La philosophe Danielle Letocha (de l’Université d’Ottawa) présente brièvement quelques données sur l’influence des écrits de Bachelard au Canada, en se concentrant uniquement sur le Québec et l’Ontario. Cette production d’universitaires canadiens, peu connue et souvent mal diffusée, demeure néanmoins très honorable : une importante bibliographie critique, huit livres ou monographies (dont un seul titre en anglais), cinq thèses et de nombreux articles savants, principalement en français (p. 95). En outre, Danielle Letocha ne manque pas de souligner l’influence durable que le professeur Bachelard aura eue sur le jeune Fernand Dumont lors de son premier séjour parisien en 1951 ; ce dernier a souvent cité admirativement le philosophe français comme étant sa principale influence littéraire et philosophique (p. 102). Comme d’autres auteurs, Danielle Letocha constate la méconnaissance des universitaires anglophones quant à la contribution bachelardienne et déplore « que les Anglo-Saxons nord-américains n’ont pas encore découvert quel parti ils pourraient tirer d’un penseur qui rejette la perspective transcendante, la fixité métaphysique et le fondationnalisme […] » (p. 97).

Conclusion

On retiendra en lisant l’excellent Bachelard dans le monde que malgré la production imposante de ce philosophe qui a publié une trentaine de livres de son vivant, les études bachelardiennes ont souvent été posthumes dans de très nombreux pays, de la Russie au Portugal, ainsi qu’aux États-Unis. Comme l’indiquent plusieurs auteurs de ce collectif, le rôle des traductions demeure primordial, pour ne pas dire déterminant, dans la constitution des cercles de lecteurs à l’étranger : il suffit de constater la portée spectaculaire d’un seul livre — publié en anglais et largement commenté — de Thomas Kuhn (Structure of Scientific Revolutions, 1962) pour s’en convaincre[1]. On ne peut non plus négliger l’impact significatif de la reconnaissance des universitaires anglophones pour bâtir une réputation internationale, comme le démontre la prépondérance des écrits de Kuhn au Mexique, particulièrement sur des questions touchant l’épistémologie et le concept de rupture (p. 104). Ces déséquilibres confirment que les mouvements d’idées résultent non seulement de la force de la pensée d’un intellectuel, mais aussi de facteurs éditoriaux et sociaux, et que les éducateurs comme les universitaires en général ont un rôle à jouer dans la diffusion des idées.

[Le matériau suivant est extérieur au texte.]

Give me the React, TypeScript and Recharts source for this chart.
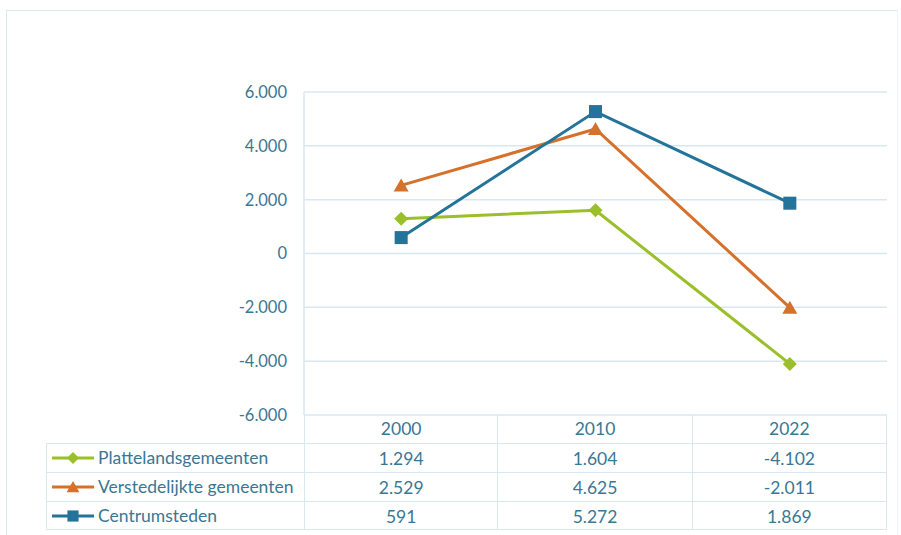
import { LineChart, Line, XAxis, YAxis, CartesianGrid } from 'recharts';

const years = ['2000', '2010', '2022'];
const platteland = [1294, 1604, -4102];
const verstedelijkt = [2529, 4625, -2011];
const centrumsteden = [591, 5272, 1869];
const yTicks = [-6000, -4000, -2000, 0, 2000, 4000, 6000];

const seriesInfo = [
  { key: 'platteland', name: 'Plattelandsgemeenten', color: '#9bbf2a', shape: 'diamond', values: platteland },
  { key: 'verstedelijkt', name: 'Verstedelijkte gemeenten', color: '#d5712b', shape: 'triangle', values: verstedelijkt },
  { key: 'centrum', name: 'Centrumsteden', color: '#23739a', shape: 'square', values: centrumsteden },
];

const chartData = years.map((year, i) => ({
  year,
  platteland: platteland[i],
  verstedelijkt: verstedelijkt[i],
  centrum: centrumsteden[i],
}));

const TEXT = '#3a7793';
const GRID = '#d9e8f0';
const FONT = 'Lato, "Open Sans", sans-serif';
const TABLE_FONT = 17.5;

// dutch style thousands separator
const fmt = (v: number) => {
  const s = Math.abs(v).toString().replace(/\B(?=(\d{3})+(?!\d))/g, '.');
  return v < 0 ? '-' + s : s;
};

const Marker = ({ shape, color, cx, cy, r = 7 }: { shape: string; color: string; cx: number; cy: number; r?: number }) => {
  if (shape === 'diamond') {
    return <path d={`M${cx},${cy - r}L${cx + r},${cy}L${cx},${cy + r}L${cx - r},${cy}Z`} fill={color} />;
  }
  if (shape === 'triangle') {
    return <path d={`M${cx},${cy - r}L${cx + r * 1.07},${cy + r * 0.86}L${cx - r * 1.07},${cy + r * 0.86}Z`} fill={color} />;
  }
  return <rect x={cx - r * 0.93} y={cy - r * 0.93} width={r * 1.86} height={r * 1.86} fill={color} />;
};

const makeDot = (shape: string, color: string) => (props: any) => {
  const { cx, cy, index } = props;
  if (cx == null || cy == null) return <g key={index} />;
  return (
    <g key={`${shape}-${index}`}>
      <Marker shape={shape} color={color} cx={cx} cy={cy} />
    </g>
  );
};

const PLOT_LEFT = 304;
const PLOT_RIGHT = 887;
const COL_W = (PLOT_RIGHT - PLOT_LEFT) / 3;
const TABLE_TOP = 415;
const HEADER_H = 28;
const ROW_H = 29;

const cell = (left: number, top: number, width: number, height: number, extra: any = {}) => ({
  position: 'absolute' as const,
  left,
  top,
  width,
  height,
  lineHeight: `${height}px`,
  textAlign: 'center' as const,
  ...extra,
});

const App = () => {
  return (
    <div style={{ position: 'fixed', left: 0, top: 0, width: 901, height: 535, background: '#fff', fontFamily: FONT, overflow: 'hidden' }}>
      <div style={{ position: 'absolute', left: 6, top: 10, width: 890, height: 540, borderTop: `1px solid ${GRID}`, borderLeft: `1px solid ${GRID}`, borderRight: `1px solid #eef5f9` }} />
      <LineChart width={901} height={535} data={chartData} margin={{ top: 92, right: 14, bottom: 120, left: 0 }}>
        <CartesianGrid vertical={false} stroke={GRID} strokeWidth={1.5} />
        <XAxis dataKey="year" hide padding={{ left: COL_W / 2, right: COL_W / 2 }} />
        <YAxis
          width={PLOT_LEFT}
          domain={[-6000, 6000]}
          ticks={yTicks}
          tickFormatter={fmt}
          axisLine={{ stroke: GRID, strokeWidth: 1.5 }}
          tickLine={false}
          tickMargin={11}
          tick={{ fill: TEXT, fontSize: 16.5, fontFamily: FONT }}
        />
        {seriesInfo.map((s) => (
          <Line
            key={s.key}
            dataKey={s.key}
            name={s.name}
            stroke={s.color}
            strokeWidth={3}
            dot={makeDot(s.shape, s.color)}
            activeDot={false}
            isAnimationActive={false}
          />
        ))}
      </LineChart>

      {/* data table under the plot */}
      {years.map((y, i) => (
        <div
          key={y}
          style={cell(PLOT_LEFT + i * COL_W, TABLE_TOP, COL_W, HEADER_H, {
            color: TEXT,
            fontSize: TABLE_FONT,
            borderRight: `1.5px solid ${GRID}`,
            borderLeft: i === 0 ? `1.5px solid ${GRID}` : undefined,
            boxSizing: 'border-box',
          })}
        >
          {y}
        </div>
      ))}
      {seriesInfo.map((s, r) => {
        const top = TABLE_TOP + HEADER_H + r * ROW_H;
        return (
          <div key={s.key}>
            <div
              style={cell(46, top, PLOT_LEFT - 46, ROW_H, {
                textAlign: 'left',
                color: TEXT,
                fontSize: TABLE_FONT,
                borderTop: `1.5px solid ${GRID}`,
                borderLeft: `1.5px solid ${GRID}`,
                borderBottom: r === 2 ? `1.5px solid ${GRID}` : undefined,
                boxSizing: 'border-box',
                whiteSpace: 'nowrap',
              })}
            >
              <svg width={46} height={16} style={{ position: 'absolute', left: 5, top: (ROW_H - 16) / 2 - 1 }}>
                <line x1={0} y1={8} x2={42} y2={8} stroke={s.color} strokeWidth={3} />
                <Marker shape={s.shape} color={s.color} cx={21} cy={8} r={6} />
              </svg>
              <span style={{ position: 'absolute', left: 51, top: -1 }}>{s.name}</span>
            </div>
            {s.values.map((v, i) => (
              <div
                key={i}
                style={cell(PLOT_LEFT + i * COL_W, top, COL_W, ROW_H, {
                  color: TEXT,
                  fontSize: TABLE_FONT,
                  borderTop: `1.5px solid ${GRID}`,
                  borderRight: `1.5px solid ${GRID}`,
                  borderLeft: i === 0 ? `1.5px solid ${GRID}` : undefined,
                  borderBottom: r === 2 ? `1.5px solid ${GRID}` : undefined,
                  boxSizing: 'border-box',
                })}
              >
                {fmt(v)}
              </div>
            ))}
          </div>
        );
      })}
    </div>
  );
};

export default App;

Brillant exercice de réception philosophique et d’histoire des idées, Bachelard dans le monde permet non seulement de réaffirmer le rayonnement international d’un auteur important, mais aussi de comprendre comment, selon les cultures et les traditions philosophiques nationales, on aura assimilé et interprété, de manières parfois très contrastées et souvent subjectives, ce que l’on pourrait appeler l’apport bachelardien. Je partage pleinement l’avis de Dominique Lecourt (qui signe la préface du présent ouvrage), à savoir qu’il faudrait reprendre et adapter pour d’autres recherches cette approche méthodologique comparative centrée sur la réception de l’oeuvre d’un philosophe, afin de comprendre comment se construisent les réputations d’autres intellectuels influents, au-delà de leurs frontières disciplinaires, nationales et culturelles. Ouvrage transdisciplinaire par excellence, le livre Bachelard dans le monde inspirera à la fois les chercheurs en sociologie, en histoire, en philosophie des sciences, en épistémologie, mais aussi en études littéraires et culturelles.